GOAL | The lines to extract run from the first line of the material below to the line containing "majorTicks = hardnessLabelValues.concat([hardnessScaleEnd]);", both included; leave the pictures behind.

AVAILABLE DATA |
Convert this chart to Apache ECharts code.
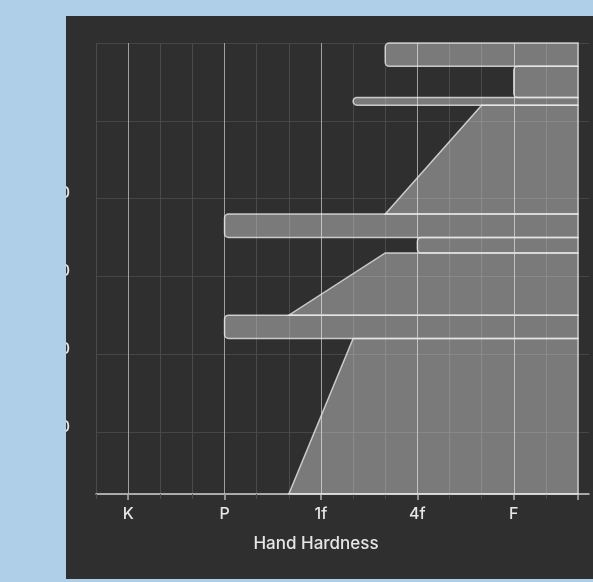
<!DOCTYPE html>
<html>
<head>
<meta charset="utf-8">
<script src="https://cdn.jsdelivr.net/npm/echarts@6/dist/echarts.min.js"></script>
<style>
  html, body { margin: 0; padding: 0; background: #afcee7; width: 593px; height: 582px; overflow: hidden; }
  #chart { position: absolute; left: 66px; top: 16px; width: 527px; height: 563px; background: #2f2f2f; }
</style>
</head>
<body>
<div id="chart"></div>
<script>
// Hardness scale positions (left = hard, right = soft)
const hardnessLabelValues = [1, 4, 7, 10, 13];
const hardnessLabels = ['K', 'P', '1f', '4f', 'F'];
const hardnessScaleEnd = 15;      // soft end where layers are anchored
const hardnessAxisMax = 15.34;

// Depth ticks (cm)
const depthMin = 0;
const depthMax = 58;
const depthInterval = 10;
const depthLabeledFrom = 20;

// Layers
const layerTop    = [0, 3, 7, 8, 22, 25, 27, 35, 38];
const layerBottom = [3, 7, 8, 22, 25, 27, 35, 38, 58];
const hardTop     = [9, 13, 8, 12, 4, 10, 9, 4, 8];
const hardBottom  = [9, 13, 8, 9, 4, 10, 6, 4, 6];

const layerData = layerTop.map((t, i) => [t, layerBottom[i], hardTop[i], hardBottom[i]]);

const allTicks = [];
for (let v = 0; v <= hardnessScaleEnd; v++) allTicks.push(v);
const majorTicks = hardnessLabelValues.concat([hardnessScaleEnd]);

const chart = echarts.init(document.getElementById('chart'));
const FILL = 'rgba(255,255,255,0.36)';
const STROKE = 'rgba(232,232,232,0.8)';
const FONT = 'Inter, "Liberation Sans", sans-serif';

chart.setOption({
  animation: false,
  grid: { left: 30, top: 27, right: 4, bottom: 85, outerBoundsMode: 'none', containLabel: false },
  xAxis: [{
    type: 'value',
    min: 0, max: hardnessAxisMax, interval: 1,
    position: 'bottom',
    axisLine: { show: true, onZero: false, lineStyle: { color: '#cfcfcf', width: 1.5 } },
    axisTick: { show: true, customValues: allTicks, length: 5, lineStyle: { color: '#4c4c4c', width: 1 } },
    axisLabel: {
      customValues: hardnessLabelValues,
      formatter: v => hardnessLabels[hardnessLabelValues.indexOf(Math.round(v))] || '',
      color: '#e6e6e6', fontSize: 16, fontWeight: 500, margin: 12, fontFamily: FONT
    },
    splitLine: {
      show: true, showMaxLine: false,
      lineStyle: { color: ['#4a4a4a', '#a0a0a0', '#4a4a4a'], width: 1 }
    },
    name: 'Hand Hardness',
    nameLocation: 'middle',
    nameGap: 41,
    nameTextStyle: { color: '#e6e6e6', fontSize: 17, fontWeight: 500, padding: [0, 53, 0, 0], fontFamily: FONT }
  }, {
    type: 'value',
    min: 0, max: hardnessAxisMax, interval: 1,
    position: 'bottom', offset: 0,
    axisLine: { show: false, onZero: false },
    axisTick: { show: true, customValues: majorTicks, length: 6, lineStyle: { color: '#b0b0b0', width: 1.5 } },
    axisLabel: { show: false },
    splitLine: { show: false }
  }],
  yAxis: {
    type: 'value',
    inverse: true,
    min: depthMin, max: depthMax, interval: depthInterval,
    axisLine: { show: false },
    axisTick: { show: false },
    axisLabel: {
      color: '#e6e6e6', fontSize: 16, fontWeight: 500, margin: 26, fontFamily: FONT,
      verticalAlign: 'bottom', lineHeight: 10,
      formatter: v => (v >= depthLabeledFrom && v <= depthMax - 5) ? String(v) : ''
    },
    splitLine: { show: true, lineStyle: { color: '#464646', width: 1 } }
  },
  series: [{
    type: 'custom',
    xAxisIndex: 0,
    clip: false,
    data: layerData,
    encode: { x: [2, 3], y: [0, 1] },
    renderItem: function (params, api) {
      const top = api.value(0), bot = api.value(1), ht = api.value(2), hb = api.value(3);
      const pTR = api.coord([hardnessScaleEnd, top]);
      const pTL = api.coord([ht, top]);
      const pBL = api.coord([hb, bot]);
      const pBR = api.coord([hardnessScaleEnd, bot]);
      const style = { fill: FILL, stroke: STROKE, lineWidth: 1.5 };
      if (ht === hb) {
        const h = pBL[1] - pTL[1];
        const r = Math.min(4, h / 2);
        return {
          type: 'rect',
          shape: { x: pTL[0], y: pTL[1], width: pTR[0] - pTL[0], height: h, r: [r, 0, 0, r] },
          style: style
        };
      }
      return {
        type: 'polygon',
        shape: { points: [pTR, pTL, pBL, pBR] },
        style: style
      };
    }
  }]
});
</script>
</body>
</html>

TASK ANSWER |
Convert this chart to Apache ECharts code.
<!DOCTYPE html>
<html>
<head>
<meta charset="utf-8">
<script src="https://cdn.jsdelivr.net/npm/echarts@6/dist/echarts.min.js"></script>
<style>
  html, body { margin: 0; padding: 0; background: #afcee7; width: 593px; height: 582px; overflow: hidden; }
  #chart { position: absolute; left: 66px; top: 16px; width: 527px; height: 563px; background: #2f2f2f; }
</style>
</head>
<body>
<div id="chart"></div>
<script>
// Hardness scale positions (left = hard, right = soft)
const hardnessLabelValues = [1, 4, 7, 10, 13];
const hardnessLabels = ['K', 'P', '1f', '4f', 'F'];
const hardnessScaleEnd = 15;      // soft end where layers are anchored
const hardnessAxisMax = 15.34;

// Depth ticks (cm)
const depthMin = 0;
const depthMax = 58;
const depthInterval = 10;
const depthLabeledFrom = 20;

// Layers
const layerTop    = [0, 3, 7, 8, 22, 25, 27, 35, 38];
const layerBottom = [3, 7, 8, 22, 25, 27, 35, 38, 58];
const hardTop     = [9, 13, 8, 12, 4, 10, 9, 4, 8];
const hardBottom  = [9, 13, 8, 9, 4, 10, 6, 4, 6];

const layerData = layerTop.map((t, i) => [t, layerBottom[i], hardTop[i], hardBottom[i]]);

const allTicks = [];
for (let v = 0; v <= hardnessScaleEnd; v++) allTicks.push(v);
const majorTicks = hardnessLabelValues.concat([hardnessScaleEnd]);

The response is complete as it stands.